> WORK TO DO
Give back the full listing verbatim, apart from its images.

· · · · ·

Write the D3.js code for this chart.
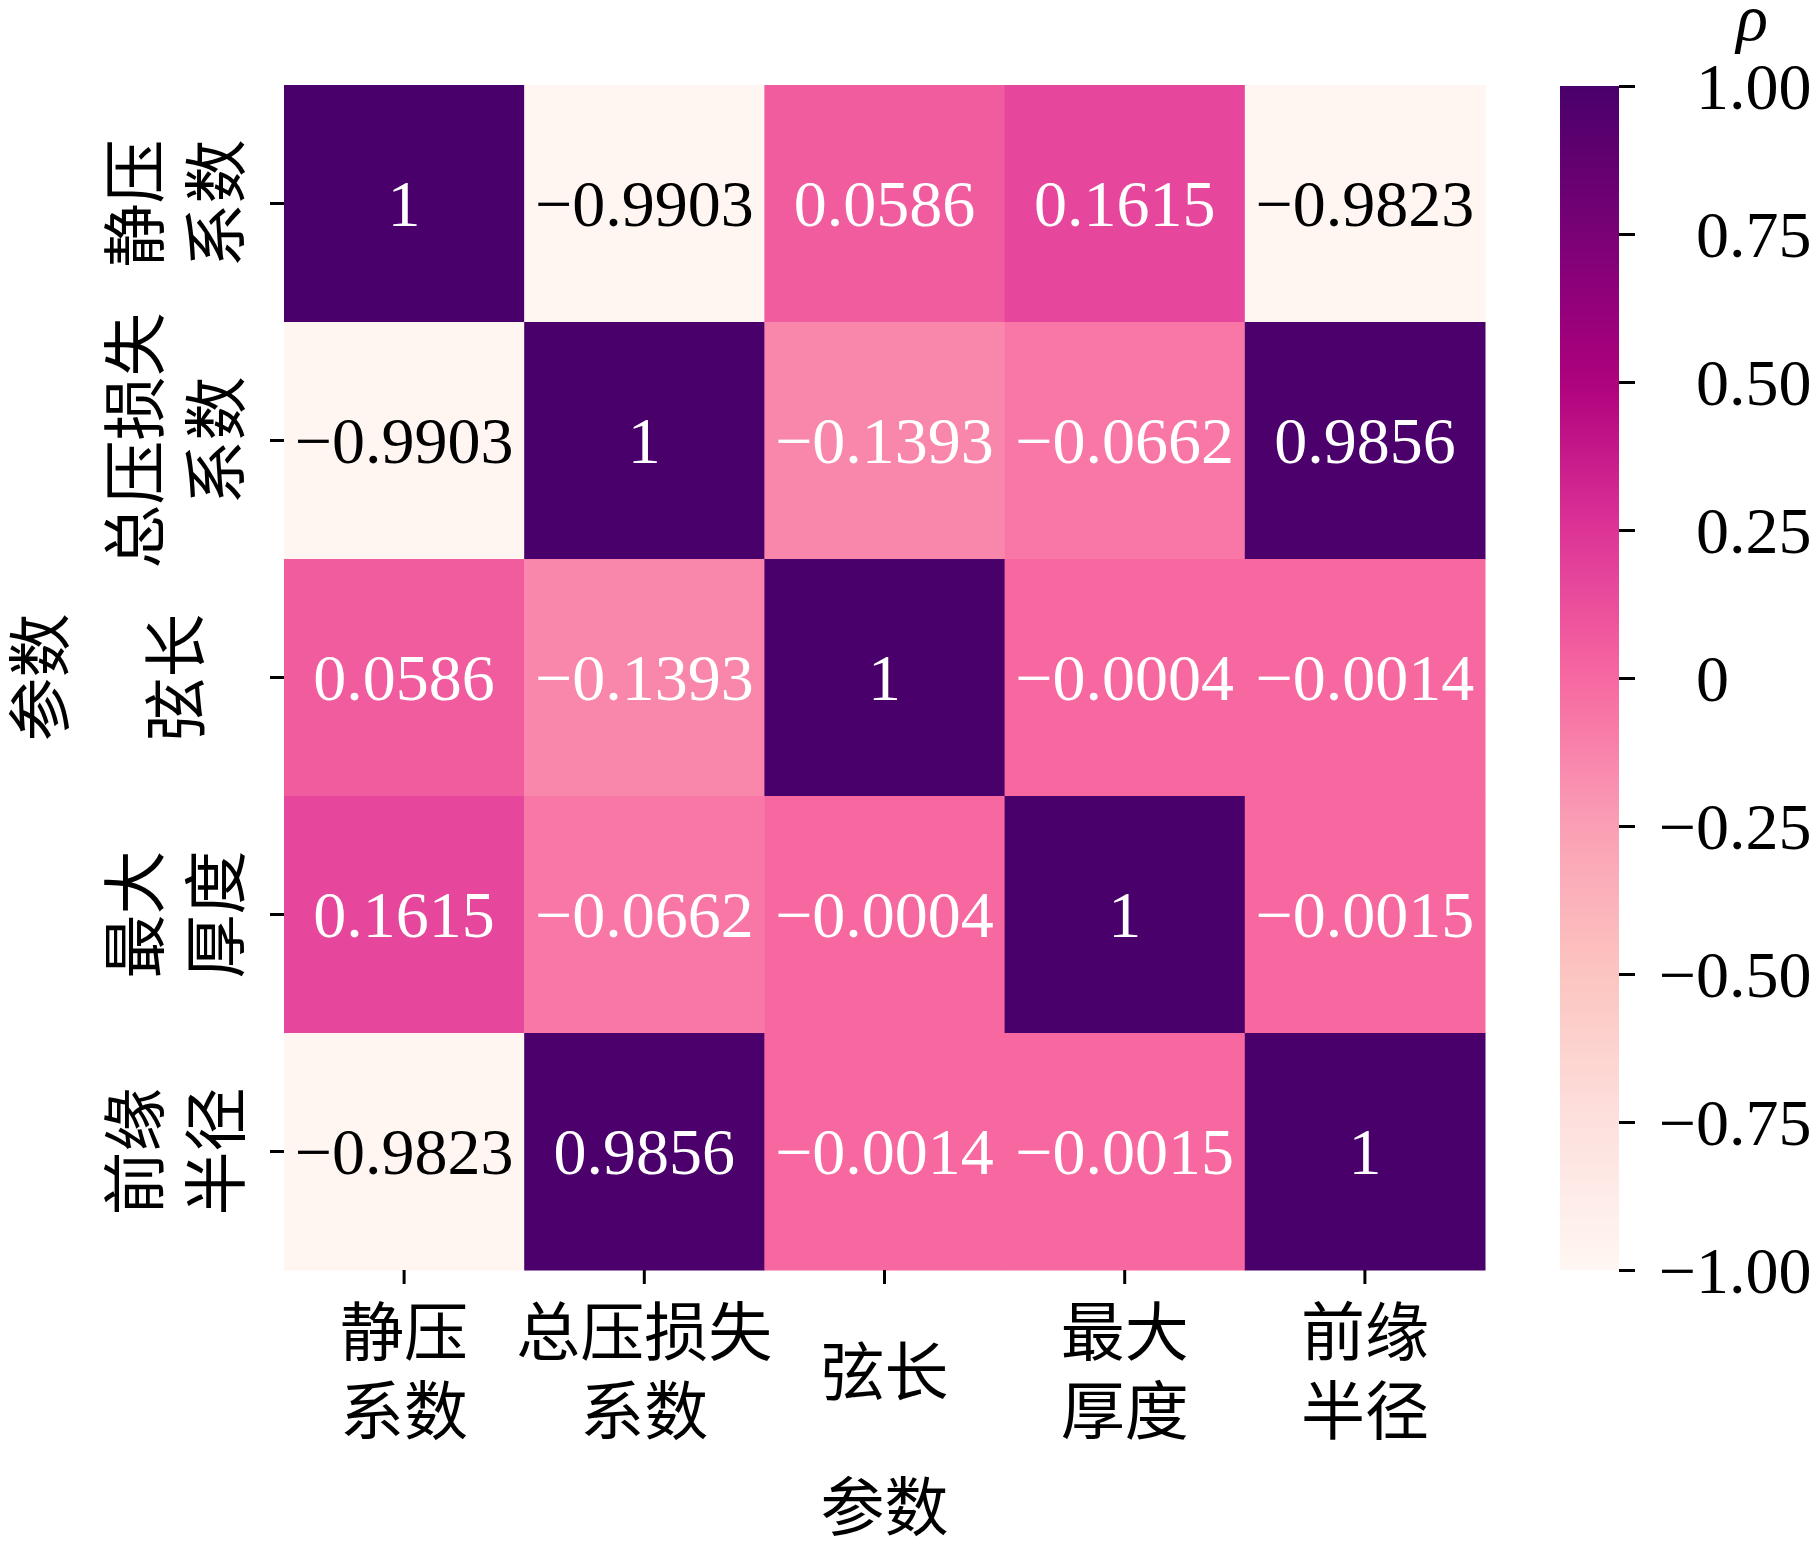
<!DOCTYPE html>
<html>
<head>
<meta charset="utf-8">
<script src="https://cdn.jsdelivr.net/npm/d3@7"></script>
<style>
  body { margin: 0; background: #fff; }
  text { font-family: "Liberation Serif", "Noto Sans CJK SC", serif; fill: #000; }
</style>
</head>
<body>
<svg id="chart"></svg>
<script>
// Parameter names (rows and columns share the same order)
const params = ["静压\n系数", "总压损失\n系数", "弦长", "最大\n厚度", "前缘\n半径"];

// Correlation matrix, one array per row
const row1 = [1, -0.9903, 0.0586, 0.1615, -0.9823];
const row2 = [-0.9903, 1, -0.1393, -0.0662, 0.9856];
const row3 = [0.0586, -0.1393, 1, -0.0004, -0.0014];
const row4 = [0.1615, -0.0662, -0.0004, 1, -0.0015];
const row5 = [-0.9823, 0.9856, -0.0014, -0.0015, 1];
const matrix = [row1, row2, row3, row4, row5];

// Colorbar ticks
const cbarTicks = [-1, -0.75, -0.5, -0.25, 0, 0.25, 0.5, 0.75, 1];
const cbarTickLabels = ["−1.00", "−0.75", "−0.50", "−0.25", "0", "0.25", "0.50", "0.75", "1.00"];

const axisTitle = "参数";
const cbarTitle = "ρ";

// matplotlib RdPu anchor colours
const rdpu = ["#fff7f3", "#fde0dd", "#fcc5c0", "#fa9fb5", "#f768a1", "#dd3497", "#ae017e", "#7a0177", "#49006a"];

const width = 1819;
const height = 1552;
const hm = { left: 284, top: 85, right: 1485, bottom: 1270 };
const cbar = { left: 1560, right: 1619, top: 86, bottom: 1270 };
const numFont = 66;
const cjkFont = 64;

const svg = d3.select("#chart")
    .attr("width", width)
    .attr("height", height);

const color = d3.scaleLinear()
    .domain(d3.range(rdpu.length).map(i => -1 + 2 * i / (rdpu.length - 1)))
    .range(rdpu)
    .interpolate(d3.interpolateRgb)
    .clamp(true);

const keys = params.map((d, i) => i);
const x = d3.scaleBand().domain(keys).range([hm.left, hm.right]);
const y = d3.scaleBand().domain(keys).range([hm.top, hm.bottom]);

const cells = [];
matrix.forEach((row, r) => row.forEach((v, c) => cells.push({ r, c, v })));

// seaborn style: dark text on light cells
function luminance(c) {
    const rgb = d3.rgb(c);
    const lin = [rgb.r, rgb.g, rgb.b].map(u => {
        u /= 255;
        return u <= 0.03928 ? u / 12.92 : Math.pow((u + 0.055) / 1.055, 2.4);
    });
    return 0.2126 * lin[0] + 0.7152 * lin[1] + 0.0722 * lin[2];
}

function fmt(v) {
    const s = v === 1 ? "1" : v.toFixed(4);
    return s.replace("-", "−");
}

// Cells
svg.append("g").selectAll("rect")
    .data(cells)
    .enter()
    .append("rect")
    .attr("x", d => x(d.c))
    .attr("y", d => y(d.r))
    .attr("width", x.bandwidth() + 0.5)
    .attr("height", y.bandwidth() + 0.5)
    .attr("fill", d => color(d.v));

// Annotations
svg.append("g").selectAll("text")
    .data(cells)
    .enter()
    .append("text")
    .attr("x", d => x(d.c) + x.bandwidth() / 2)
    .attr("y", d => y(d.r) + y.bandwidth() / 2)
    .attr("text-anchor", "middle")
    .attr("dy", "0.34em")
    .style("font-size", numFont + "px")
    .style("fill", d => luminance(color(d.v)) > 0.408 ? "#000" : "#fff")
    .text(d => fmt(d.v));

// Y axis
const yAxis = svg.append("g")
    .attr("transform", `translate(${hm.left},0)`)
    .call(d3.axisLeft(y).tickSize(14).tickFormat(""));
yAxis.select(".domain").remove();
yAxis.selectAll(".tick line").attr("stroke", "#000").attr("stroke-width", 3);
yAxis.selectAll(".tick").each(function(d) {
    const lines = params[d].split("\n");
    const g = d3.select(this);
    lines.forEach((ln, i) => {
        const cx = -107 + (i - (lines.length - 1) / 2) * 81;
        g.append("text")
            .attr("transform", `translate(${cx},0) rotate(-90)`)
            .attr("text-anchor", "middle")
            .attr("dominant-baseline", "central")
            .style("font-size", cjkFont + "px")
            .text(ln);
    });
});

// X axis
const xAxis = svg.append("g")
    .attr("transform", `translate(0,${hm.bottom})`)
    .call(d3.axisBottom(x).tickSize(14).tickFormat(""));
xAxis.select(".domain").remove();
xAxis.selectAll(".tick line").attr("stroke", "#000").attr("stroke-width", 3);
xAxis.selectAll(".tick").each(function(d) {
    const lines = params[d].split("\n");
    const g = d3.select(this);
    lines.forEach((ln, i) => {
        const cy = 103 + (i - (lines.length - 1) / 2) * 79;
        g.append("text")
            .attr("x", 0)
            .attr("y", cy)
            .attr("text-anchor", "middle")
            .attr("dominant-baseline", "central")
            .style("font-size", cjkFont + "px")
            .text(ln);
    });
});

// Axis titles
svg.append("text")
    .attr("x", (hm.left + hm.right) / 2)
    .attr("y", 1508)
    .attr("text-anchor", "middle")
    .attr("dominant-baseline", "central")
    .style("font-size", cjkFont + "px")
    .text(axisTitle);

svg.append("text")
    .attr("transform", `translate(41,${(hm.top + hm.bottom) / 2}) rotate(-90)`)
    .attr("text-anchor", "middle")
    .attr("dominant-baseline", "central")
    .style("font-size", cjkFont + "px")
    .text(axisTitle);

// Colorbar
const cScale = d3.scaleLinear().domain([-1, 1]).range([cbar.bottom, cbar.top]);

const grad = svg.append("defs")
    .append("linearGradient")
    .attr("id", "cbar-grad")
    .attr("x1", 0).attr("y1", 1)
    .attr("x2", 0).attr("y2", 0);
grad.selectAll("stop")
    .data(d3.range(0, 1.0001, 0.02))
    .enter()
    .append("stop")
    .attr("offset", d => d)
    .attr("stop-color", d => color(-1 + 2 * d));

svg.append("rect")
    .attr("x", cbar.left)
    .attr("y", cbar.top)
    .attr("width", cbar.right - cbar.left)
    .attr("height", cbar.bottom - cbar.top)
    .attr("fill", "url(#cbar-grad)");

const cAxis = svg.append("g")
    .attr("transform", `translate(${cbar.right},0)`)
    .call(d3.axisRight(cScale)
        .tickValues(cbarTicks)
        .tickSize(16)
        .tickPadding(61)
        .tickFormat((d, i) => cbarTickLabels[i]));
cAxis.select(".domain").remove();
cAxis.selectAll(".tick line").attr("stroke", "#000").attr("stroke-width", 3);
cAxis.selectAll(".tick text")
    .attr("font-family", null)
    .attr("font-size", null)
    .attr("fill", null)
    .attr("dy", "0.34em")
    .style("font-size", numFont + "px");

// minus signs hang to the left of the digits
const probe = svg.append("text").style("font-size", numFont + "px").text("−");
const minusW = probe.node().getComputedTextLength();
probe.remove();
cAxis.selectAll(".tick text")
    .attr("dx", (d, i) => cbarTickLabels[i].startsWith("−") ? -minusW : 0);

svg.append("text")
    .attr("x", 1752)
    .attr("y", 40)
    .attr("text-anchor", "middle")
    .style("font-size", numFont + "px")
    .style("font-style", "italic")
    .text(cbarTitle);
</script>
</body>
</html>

· · · · ·

> TASK SOLUTION
Write the D3.js code for this chart.
<!DOCTYPE html>
<html>
<head>
<meta charset="utf-8">
<script src="https://cdn.jsdelivr.net/npm/d3@7"></script>
<style>
  body { margin: 0; background: #fff; }
  text { font-family: "Liberation Serif", "Noto Sans CJK SC", serif; fill: #000; }
</style>
</head>
<body>
<svg id="chart"></svg>
<script>
// Parameter names (rows and columns share the same order)
const params = ["静压\n系数", "总压损失\n系数", "弦长", "最大\n厚度", "前缘\n半径"];

// Correlation matrix, one array per row
const row1 = [1, -0.9903, 0.0586, 0.1615, -0.9823];
const row2 = [-0.9903, 1, -0.1393, -0.0662, 0.9856];
const row3 = [0.0586, -0.1393, 1, -0.0004, -0.0014];
const row4 = [0.1615, -0.0662, -0.0004, 1, -0.0015];
const row5 = [-0.9823, 0.9856, -0.0014, -0.0015, 1];
const matrix = [row1, row2, row3, row4, row5];

// Colorbar ticks
const cbarTicks = [-1, -0.75, -0.5, -0.25, 0, 0.25, 0.5, 0.75, 1];
const cbarTickLabels = ["−1.00", "−0.75", "−0.50", "−0.25", "0", "0.25", "0.50", "0.75", "1.00"];

const axisTitle = "参数";
const cbarTitle = "ρ";

// matplotlib RdPu anchor colours
const rdpu = ["#fff7f3", "#fde0dd", "#fcc5c0", "#fa9fb5", "#f768a1", "#dd3497", "#ae017e", "#7a0177", "#49006a"];

const width = 1819;
const height = 1552;
const hm = { left: 284, top: 85, right: 1485, bottom: 1270 };
const cbar = { left: 1560, right: 1619, top: 86, bottom: 1270 };
const numFont = 66;
const cjkFont = 64;

const svg = d3.select("#chart")
    .attr("width", width)
    .attr("height", height);

const color = d3.scaleLinear()
    .domain(d3.range(rdpu.length).map(i => -1 + 2 * i / (rdpu.length - 1)))
    .range(rdpu)
    .interpolate(d3.interpolateRgb)
    .clamp(true);

const keys = params.map((d, i) => i);
const x = d3.scaleBand().domain(keys).range([hm.left, hm.right]);
const y = d3.scaleBand().domain(keys).range([hm.top, hm.bottom]);

const cells = [];
matrix.forEach((row, r) => row.forEach((v, c) => cells.push({ r, c, v })));

// seaborn style: dark text on light cells
function luminance(c) {
    const rgb = d3.rgb(c);
    const lin = [rgb.r, rgb.g, rgb.b].map(u => {
        u /= 255;
        return u <= 0.03928 ? u / 12.92 : Math.pow((u + 0.055) / 1.055, 2.4);
    });
    return 0.2126 * lin[0] + 0.7152 * lin[1] + 0.0722 * lin[2];
}

function fmt(v) {
    const s = v === 1 ? "1" : v.toFixed(4);
    return s.replace("-", "−");
}

// Cells
svg.append("g").selectAll("rect")
    .data(cells)
    .enter()
    .append("rect")
    .attr("x", d => x(d.c))
    .attr("y", d => y(d.r))
    .attr("width", x.bandwidth() + 0.5)
    .attr("height", y.bandwidth() + 0.5)
    .attr("fill", d => color(d.v));

// Annotations
svg.append("g").selectAll("text")
    .data(cells)
    .enter()
    .append("text")
    .attr("x", d => x(d.c) + x.bandwidth() / 2)
    .attr("y", d => y(d.r) + y.bandwidth() / 2)
    .attr("text-anchor", "middle")
    .attr("dy", "0.34em")
    .style("font-size", numFont + "px")
    .style("fill", d => luminance(color(d.v)) > 0.408 ? "#000" : "#fff")
    .text(d => fmt(d.v));

// Y axis
const yAxis = svg.append("g")
    .attr("transform", `translate(${hm.left},0)`)
    .call(d3.axisLeft(y).tickSize(14).tickFormat(""));
yAxis.select(".domain").remove();
yAxis.selectAll(".tick line").attr("stroke", "#000").attr("stroke-width", 3);
yAxis.selectAll(".tick").each(function(d) {
    const lines = params[d].split("\n");
    const g = d3.select(this);
    lines.forEach((ln, i) => {
        const cx = -107 + (i - (lines.length - 1) / 2) * 81;
        g.append("text")
            .attr("transform", `translate(${cx},0) rotate(-90)`)
            .attr("text-anchor", "middle")
            .attr("dominant-baseline", "central")
            .style("font-size", cjkFont + "px")
            .text(ln);
    });
});

// X axis
const xAxis = svg.append("g")
    .attr("transform", `translate(0,${hm.bottom})`)
    .call(d3.axisBottom(x).tickSize(14).tickFormat(""));
xAxis.select(".domain").remove();
xAxis.selectAll(".tick line").attr("stroke", "#000").attr("stroke-width", 3);
xAxis.selectAll(".tick").each(function(d) {
    const lines = params[d].split("\n");
    const g = d3.select(this);
    lines.forEach((ln, i) => {
        const cy = 103 + (i - (lines.length - 1) / 2) * 79;
        g.append("text")
            .attr("x", 0)
            .attr("y", cy)
            .attr("text-anchor", "middle")
            .attr("dominant-baseline", "central")
            .style("font-size", cjkFont + "px")
            .text(ln);
    });
});

// Axis titles
svg.append("text")
    .attr("x", (hm.left + hm.right) / 2)
    .attr("y", 1508)
    .attr("text-anchor", "middle")
    .attr("dominant-baseline", "central")
    .style("font-size", cjkFont + "px")
    .text(axisTitle);

svg.append("text")
    .attr("transform", `translate(41,${(hm.top + hm.bottom) / 2}) rotate(-90)`)
    .attr("text-anchor", "middle")
    .attr("dominant-baseline", "central")
    .style("font-size", cjkFont + "px")
    .text(axisTitle);

// Colorbar
const cScale = d3.scaleLinear().domain([-1, 1]).range([cbar.bottom, cbar.top]);

const grad = svg.append("defs")
    .append("linearGradient")
    .attr("id", "cbar-grad")
    .attr("x1", 0).attr("y1", 1)
    .attr("x2", 0).attr("y2", 0);
grad.selectAll("stop")
    .data(d3.range(0, 1.0001, 0.02))
    .enter()
    .append("stop")
    .attr("offset", d => d)
    .attr("stop-color", d => color(-1 + 2 * d));

svg.append("rect")
    .attr("x", cbar.left)
    .attr("y", cbar.top)
    .attr("width", cbar.right - cbar.left)
    .attr("height", cbar.bottom - cbar.top)
    .attr("fill", "url(#cbar-grad)");

const cAxis = svg.append("g")
    .attr("transform", `translate(${cbar.right},0)`)
    .call(d3.axisRight(cScale)
        .tickValues(cbarTicks)
        .tickSize(16)
        .tickPadding(61)
        .tickFormat((d, i) => cbarTickLabels[i]));
cAxis.select(".domain").remove();
cAxis.selectAll(".tick line").attr("stroke", "#000").attr("stroke-width", 3);
cAxis.selectAll(".tick text")
    .attr("font-family", null)
    .attr("font-size", null)
    .attr("fill", null)
    .attr("dy", "0.34em")
    .style("font-size", numFont + "px");

// minus signs hang to the left of the digits
const probe = svg.append("text").style("font-size", numFont + "px").text("−");
const minusW = probe.node().getComputedTextLength();
probe.remove();
cAxis.selectAll(".tick text")
    .attr("dx", (d, i) => cbarTickLabels[i].startsWith("−") ? -minusW : 0);

svg.append("text")
    .attr("x", 1752)
    .attr("y", 40)
    .attr("text-anchor", "middle")
    .style("font-size", numFont + "px")
    .style("font-style", "italic")
    .text(cbarTitle);
</script>
</body>
</html>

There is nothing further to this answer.